Case Study

University of California, Santa Cruz
Strategic Talent Management Training

 

Published: October 2017

Background

University of California, Santa Cruz was founded in 1965 as a new transformative movement swept the United States. The founding faculty, administrators, and students embraced and embodied this change. They were open and revolutionary in their thinking—more than mere radicals, they dared to imagine a living and learning environment that would foster a community whose passion came from a deep sense of social justice. The UC Santa Cruz story is one built on courage—the courage to be different, to question the accepted, and dare to make the world a better place.

Jeff Shilling, Associate Vice Chancellor of Philanthropy, identified a challenge among the Development team: declining morale and employee retention. In order to develop a framework for addressing the issues, Shilling hired KDD Philanthropy to conduct a daylong Strategic Talent Management Bootcamp for the Philanthropy team leadership and other managers in University Relations in spring 2017.

Process of Working with KDD Philanthropy

Kathy Drucquer Duff and Jeff worked together to identify the opportunities that often come with the end of a successful campaign: drop in staff morale, retention issues, declining productivity, and potential structural changes needed to support the next phase of philanthropic success for the institution. They created a Strategic Talent Management training curriculum that included an easy to understand continuum for managers that was specific to UC Santa Cruz, and would help them develop the infrastructure and culture to improve those areas.

Jeff had this to say about working with Kathy:

Kathy is a very gifted presenter. We spent a full day with her. The training was intense, but we didn’t tire from hearing from her speak. She has lots of content to deliver, but she does it in a compelling way.

Often times at conferences, the presenter has great ideas, but then you leave the session with no idea how to start implementing. With Kathy, it was different. She gave us the big picture framework of strategic talent management as well as a specific understanding of the components — and the tools we needed to act. Kathy gave us exactly what we needed to build a plan and then implement it right away.

Jeff noted that what makes Kathy different from other consultants is her first-person understanding of higher education development work including the nuances of a public educational environment like the University of California.

We both came from the same place (with Kathy serving as Associate Vice Chancellor of University Development at UC San Diego). She is very knowledgeable and credible – recognized as an expert in this space. The value-add with Kathy is she has done this work. She does a great job of bridging the model and reality.

Results

Kathy provided UC Santa Cruz development managers with the big picture of Strategic Talent Management along with a “deep dive” into the components. They did exercises to identify those critical elements of the framework and determined which strategies to implement right away.

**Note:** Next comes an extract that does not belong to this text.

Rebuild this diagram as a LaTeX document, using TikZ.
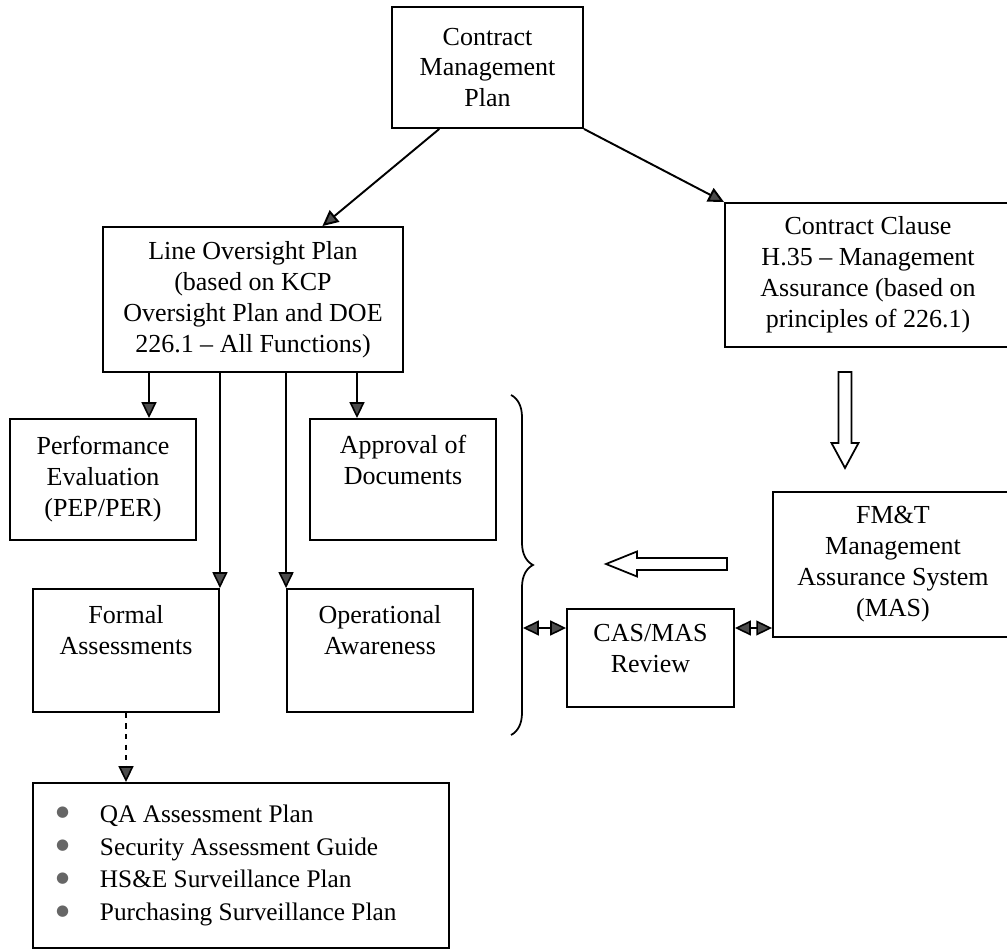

While the team is still implementing the strategies they learned from the workshop, they were all in agreement that inspiring employee success was a priority in Philanthropy. This objective coincides with the larger University Relations divisional goal of being an employer of choice in an environment that retains talent and nurtures a supportive team. According to Jeff, that commitment has sent a positive message to staff and a feeling that the organization cares about their well-being.